Contraloria General de la Republica reported that direct foreign investment in Panama reached $2.5 billion last year, a 150% increase over 2005. A large portion went to development projects. The government estimates that building construction represents a fifth of Panama’s annual gross domestic product. Panama City-based construction firms like Constructora Urbana (CUSA) and Ingeniera R-M have led the infrastructure and building sectors.
There are more than 100 residential build-ing projects of at least 20 stories, valued at more than $3.2 billion, says a study by Prima Panama, a real estate promotion company.

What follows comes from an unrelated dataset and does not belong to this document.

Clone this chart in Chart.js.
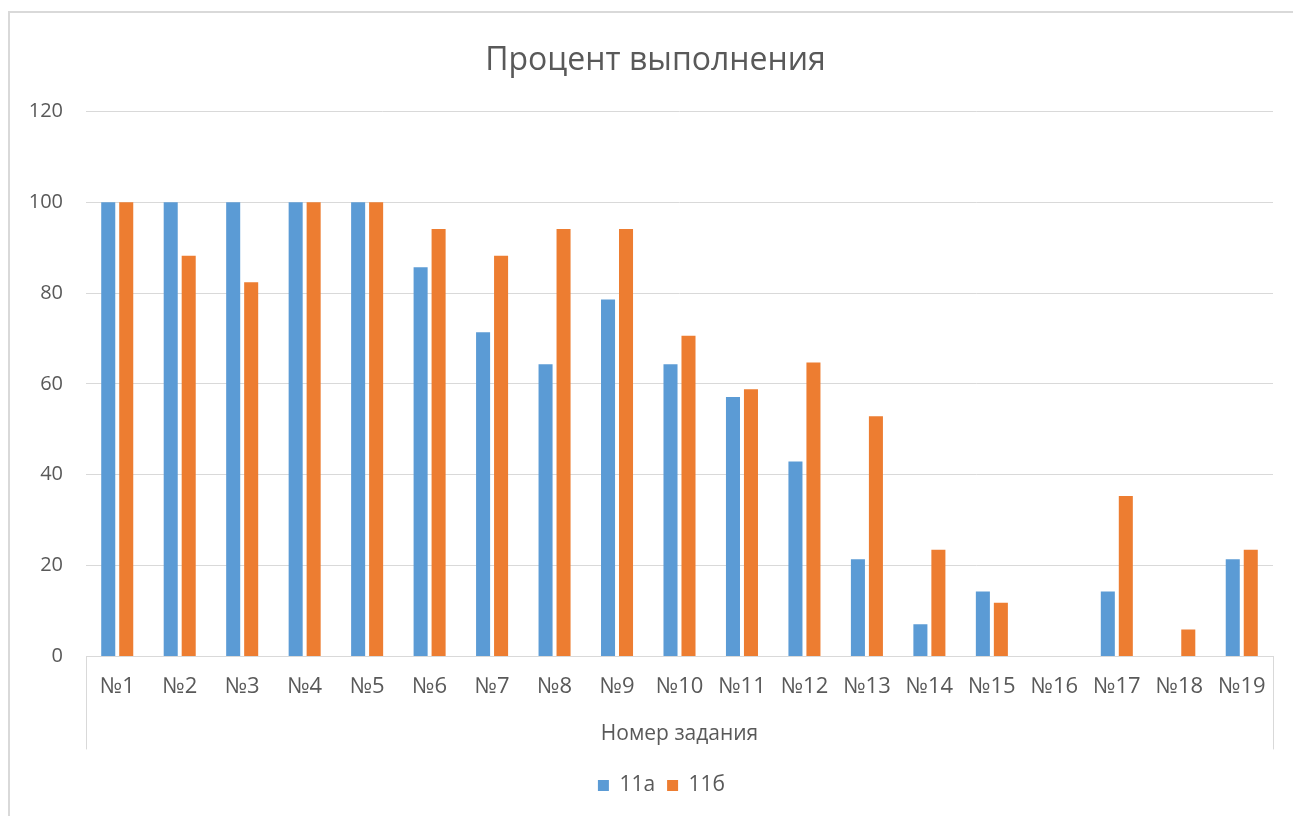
<!DOCTYPE html>
<html lang="ru">
<head>
    <meta charset="UTF-8">
    <title>Процент выполнения</title>
    <script src="https://cdn.jsdelivr.net/npm/chart.js"></script>
    <style>
        body {
            margin: 0;
            background: #fff;
            overflow: hidden;
        }
        .frame {
            position: absolute;
            left: 8px;
            top: 11px;
            width: 1300px;
            height: 820px;
            border: 2px solid #d9d9d9;
        }
        .wrap {
            position: absolute;
            left: 0;
            top: 0;
            width: 1293px;
            height: 816px;
        }
    </style>
</head>
<body>
    <div class="frame"></div>
    <div class="wrap"><canvas id="chart"></canvas></div>

    <script>
        const labels = ['№1', '№2', '№3', '№4', '№5', '№6', '№7', '№8', '№9', '№10',
                        '№11', '№12', '№13', '№14', '№15', '№16', '№17', '№18', '№19'];
        const class11a = [100, 100, 100, 100, 100, 85.7, 71.4, 64.3, 78.6, 64.3,
                          57.1, 42.9, 21.4, 7.1, 14.3, 0, 14.3, 0, 21.4];
        const class11b = [100, 88.2, 82.4, 100, 100, 94.1, 88.2, 94.1, 94.1, 70.6,
                          58.8, 64.7, 52.9, 23.5, 11.8, 0, 35.3, 5.9, 23.5];
        const yTicks = [0, 20, 40, 60, 80, 100, 120];

        const textColor = '#595959';
        const lineColor = '#d9d9d9';
        const fontFamily = '"Open Sans", "Noto Sans", sans-serif';

        // title and legend sit a bit right of the canvas centre, like in Excel
        const shiftBlocks = {
            id: 'shiftBlocks',
            afterLayout(chart) {
                if (chart.titleBlock) chart.titleBlock.left = 38;
                if (chart.legend) chart.legend.left = 50;
            }
        };

        // Excel-style lines at both ends of the category axis
        const axisEnds = {
            id: 'axisEnds',
            afterDraw(chart) {
                const { ctx, chartArea } = chart;
                ctx.save();
                ctx.strokeStyle = lineColor;
                ctx.lineWidth = 1;
                ctx.beginPath();
                [chartArea.left, chartArea.right].forEach(x => {
                    ctx.moveTo(Math.round(x) + 0.5, chartArea.bottom);
                    ctx.lineTo(Math.round(x) + 0.5, chartArea.bottom + 93);
                });
                ctx.stroke();
                ctx.restore();
            }
        };

        new Chart(document.getElementById('chart'), {
            type: 'bar',
            data: {
                labels: labels,
                datasets: [
                    { label: '11а', data: class11a, backgroundColor: '#5B9BD5' },
                    { label: '11б', data: class11b, backgroundColor: '#ED7D31' }
                ]
            },
            options: {
                responsive: true,
                maintainAspectRatio: false,
                animation: false,
                categoryPercentage: 0.576,
                barPercentage: 0.78,
                layout: { padding: { top: 30, right: 20, bottom: 10, left: 0 } },
                plugins: {
                    title: {
                        display: true,
                        text: 'Процент выполнения',
                        color: textColor,
                        font: { family: fontFamily, size: 32, weight: 'normal' },
                        padding: { top: 12, bottom: 31 }
                    },
                    legend: {
                        position: 'bottom',
                        labels: {
                            color: textColor,
                            font: { family: fontFamily, size: 21 },
                            boxWidth: 11,
                            boxHeight: 11,
                            padding: 12
                        }
                    },
                    tooltip: { enabled: false }
                },
                scales: {
                    x: {
                        grid: { display: false, drawTicks: false },
                        border: { display: true, color: lineColor },
                        ticks: {
                            color: textColor,
                            font: { family: fontFamily, size: 22 },
                            padding: 17,
                            maxRotation: 0,
                            autoSkip: false
                        },
                        title: {
                            display: true,
                            text: 'Номер задания',
                            color: textColor,
                            font: { family: fontFamily, size: 21 },
                            padding: { top: 5, bottom: 16 }
                        }
                    },
                    y: {
                        min: 0,
                        max: 120,
                        afterFit(scale) { scale.width = 86; },
                        afterBuildTicks(scale) { scale.ticks = yTicks.map(v => ({ value: v })); },
                        grid: { color: lineColor, drawTicks: false },
                        border: { display: false },
                        ticks: {
                            color: textColor,
                            font: { family: fontFamily, size: 20 },
                            padding: 23
                        }
                    }
                }
            },
            plugins: [shiftBlocks, axisEnds]
        });
    </script>
</body>
</html>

Some 11,000 apartment units are to open in the next five years. “How [can] we can keep infrastructure growing in order to satisfy the demand of private development?” asks Carlos Urriola, president of the American Chamber of Commerce and Industry in Panama.

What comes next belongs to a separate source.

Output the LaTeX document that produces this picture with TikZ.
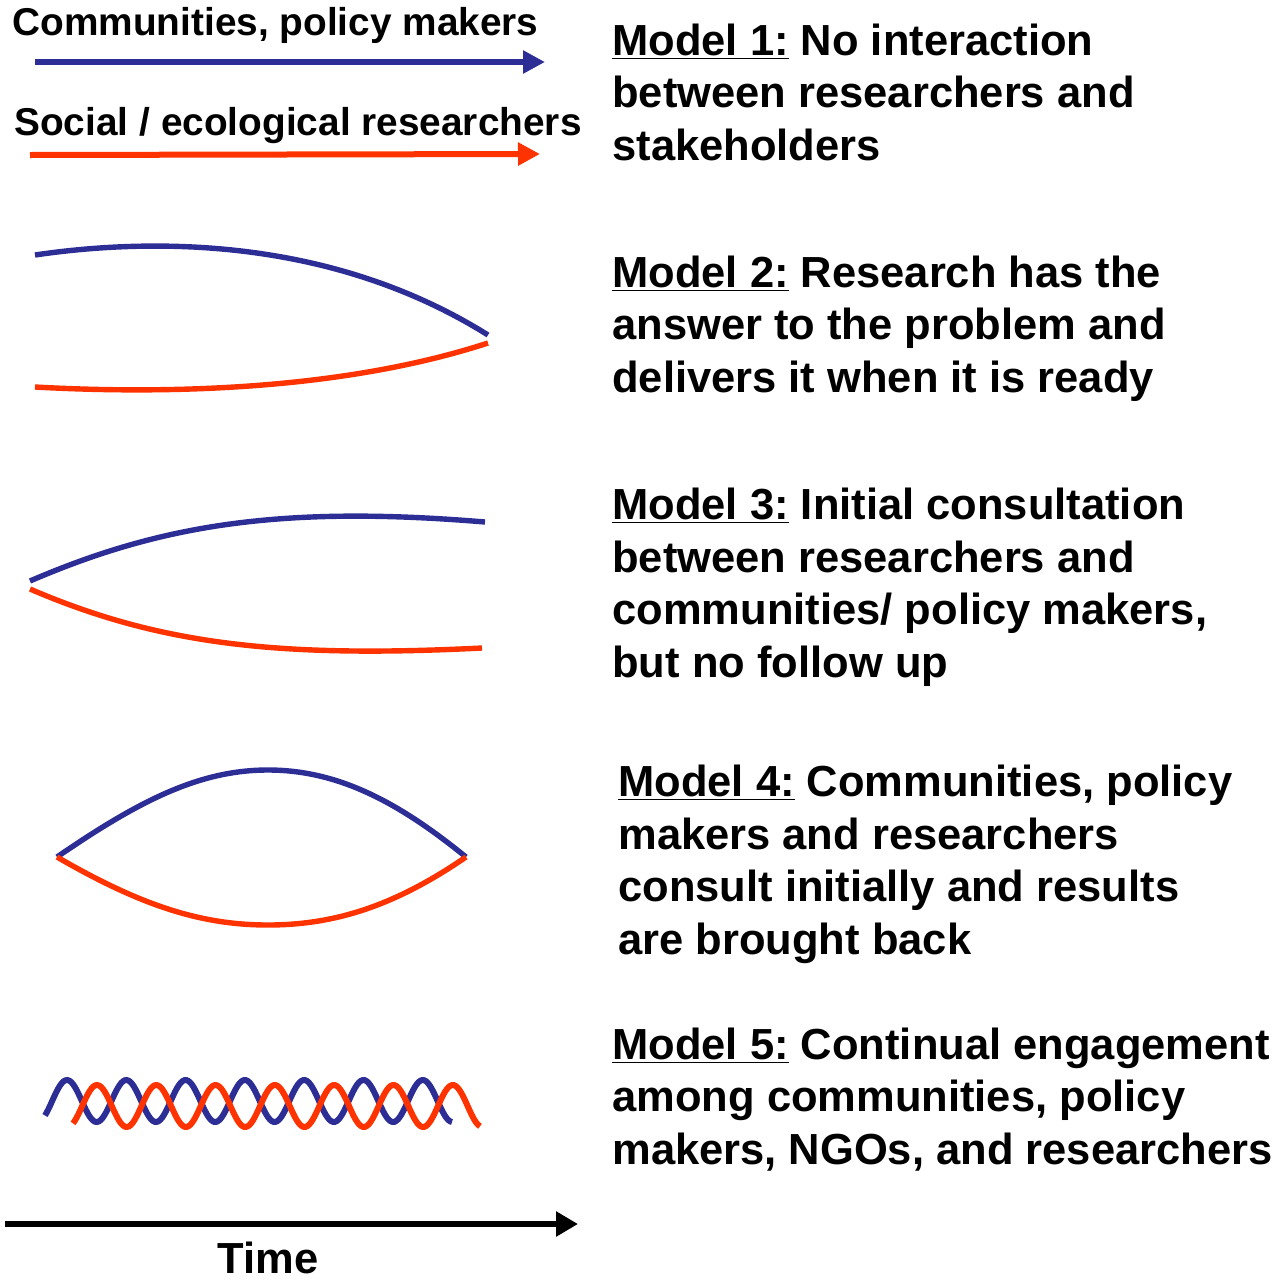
\documentclass[tikz,border=0pt]{standalone}
\usepackage{fontspec}
\setmainfont{Liberation Sans}
\usetikzlibrary{arrows.meta,positioning}

\definecolor{commblue}{RGB}{44,46,150}
\definecolor{resred}{RGB}{255,51,0}

\tikzset{model/.style = {anchor=base west, align=left, inner sep=0pt, font=\fontsize{21.75}{26.25}\selectfont\bfseries}}

\begin{document}
\begin{tikzpicture}[x=0.5pt, y=-0.5pt]
            % Define line styles
            \tikzstyle{comm} = [draw=commblue, line width=2.7pt]
            \tikzstyle{res} = [draw=resred, line width=2.7pt]
            \tikzstyle{legend} = [anchor=base west, inner sep=0pt, font=\fontsize{19.4}{23}\selectfont\bfseries]
            \tikzstyle{tip} = [-{Triangle[length=11pt, width=11pt]}]

            \useasboundingbox (0,0) rectangle (1277,1280);

            % Legend (top left)
            \node[legend] (commlabel) at (12,35) {Communities, policy makers};
            \node[legend] (reslabel) at (14,135) {Social / ecological researchers};
            \coordinate (c1s) at (35,62);
            \coordinate (c1e) at (545,62);
            \coordinate (r1s) at (30,155);
            \coordinate (r1e) at (540,154);
            \draw[comm, tip, line width=3pt] (c1s) -- (c1e);
            \draw[res, tip, line width=3pt] (r1s) -- (r1e);

            % Model texts (right column, placed at the baseline of their last line)
            \node[model] (m1) at (612,160) {\underline{Model 1:} No interaction\\ between researchers and\\ stakeholders};
            \node[model] (m2) at (612,392) {\underline{Model 2:} Research has the\\ answer to the problem and\\ delivers it when it is ready};
            \node[model] (m3) at (612,677) {\underline{Model 3:} Initial consultation\\ between researchers and\\ communities/ policy makers,\\ but no follow up};
            \node[model] (m4) at (618,954) {\underline{Model 4:} Communities, policy\\ makers and researchers\\ consult initially and results\\ are brought back};
            \node[model] (m5) at (612,1164) {\underline{Model 5:} Continual engagement\\ among communities, policy\\ makers, NGOs, and researchers};

            % Model 2: research delivered at the end
            \coordinate (c2s) at (35,255);
            \coordinate (r2s) at (35,387);
            \coordinate (m2end) at (488,339);
            \draw[comm] (c2s) .. controls (150,238) and (330,236) .. ([yshift=2pt]m2end);
            \draw[res] (r2s) .. controls (180,395) and (350,388) .. ([yshift=-2pt]m2end);

            % Model 3: consultation at the start only
            \coordinate (m3start) at (30,585);
            \coordinate (c3e) at (485,522);
            \coordinate (r3e) at (482,648);
            \draw[comm] ([yshift=2pt]m3start) .. controls (160,525) and (280,505) .. (c3e);
            \draw[res] ([yshift=-2pt]m3start) .. controls (160,645) and (280,658) .. (r3e);

            % Model 4: consult at start and bring results back
            \coordinate (m4start) at (57,857);
            \coordinate (m4top) at (268,770);
            \coordinate (m4bot) at (268,925);
            \coordinate (m4end) at (466,857);
            \draw[comm] (m4start) .. controls (140,800) and (200,770) .. (m4top) .. controls (336,770) and (396,800) .. (m4end);
            \draw[res] (m4start) .. controls (140,905) and (200,925) .. (m4bot) .. controls (336,925) and (396,905) .. (m4end);

            % Model 5: continual engagement (two interleaved waves)
            \draw[comm, line width=3pt] plot[domain=45:452, samples=220, smooth] (\x, {1101 - 21*sin(6.0708*(\x-67) + 90)});
            \draw[res, line width=3pt] plot[domain=73:480, samples=220, smooth] (\x, {1106 - 21*sin(6.0708*(\x-97) + 90)});

            % Time axis
            \coordinate (t0) at (5,1224);
            \coordinate (t1) at (578,1224);
            \draw[line width=3.2pt, -{Triangle[length=11pt, width=12pt]}] (t0) -- (t1);
            \node[anchor=base, inner sep=0pt, font=\fontsize{21.75}{26.25}\selectfont\bfseries] (time) at (268,1273) {Time};

        \end{tikzpicture}
\end{document}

Private investment in infrastructure reached $1.1 billion last year; public investment was $450 million. More than 70 critical traffic points have been identified by the government. The Ministry of Public Works will spend $273 million this year, a 30% increase over last year, and seeks external funds. Earlier this year the InterAmerican Development Bank approved a $70-million infrastructure loan. Panama’s Legislative Assembly is expected to consider roadway system improvements in September. “We want to take a systematic approach that deals with the whole situation holistically,” says Minister of Public Works Benjamin Colamarco.

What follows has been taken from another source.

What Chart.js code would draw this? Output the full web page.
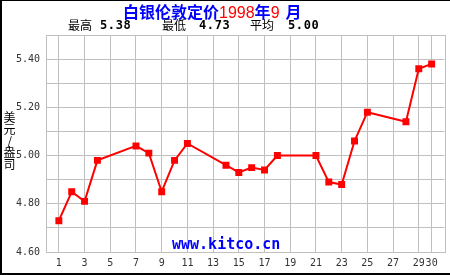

The canal expansion will spur even more work. An infoconference, held in Panama City in March, attracted contractors from Brazil, Spain, Portugal and the U.K. Brazil’s Odebrecht has opened an office in Panama. “We were interested in the expansion of the canal, but we are also looking for other opportunities,” says Andre Luiz Campos Rabello, the firm’s contract director. In 2005, it won a $60-million contract to build a dam in Chiriqui province. Last month, it began a $215-million, 42-kilometer highway upgrade between Colon and Panama City.
One challenge is skilled labor. “We need to increase the pool because everyone is going to share from that group,” says Agustin Arias, director of engineering and projects for the Panama Canal Authority. Panama has launched Instituto Nacional de Formacion Profesional y Capacitacion para el Desarrollo Humano to establish training centers and workshops. There are 35,000 trainees and more than 200,000 new applicants.
It follows that concrete production is booming, having reached 105,601 cu m in January, a 17% increase over January 2006. The Housing Ministry reports a jump in cost from $5.15 to as much as $10 a bag. Panama’s two largest cement plants, operated by Cemex and Cemento Panama, plan to quadruple production, says Walter Medrano, president of industry group Panamanian Chamber of Construction.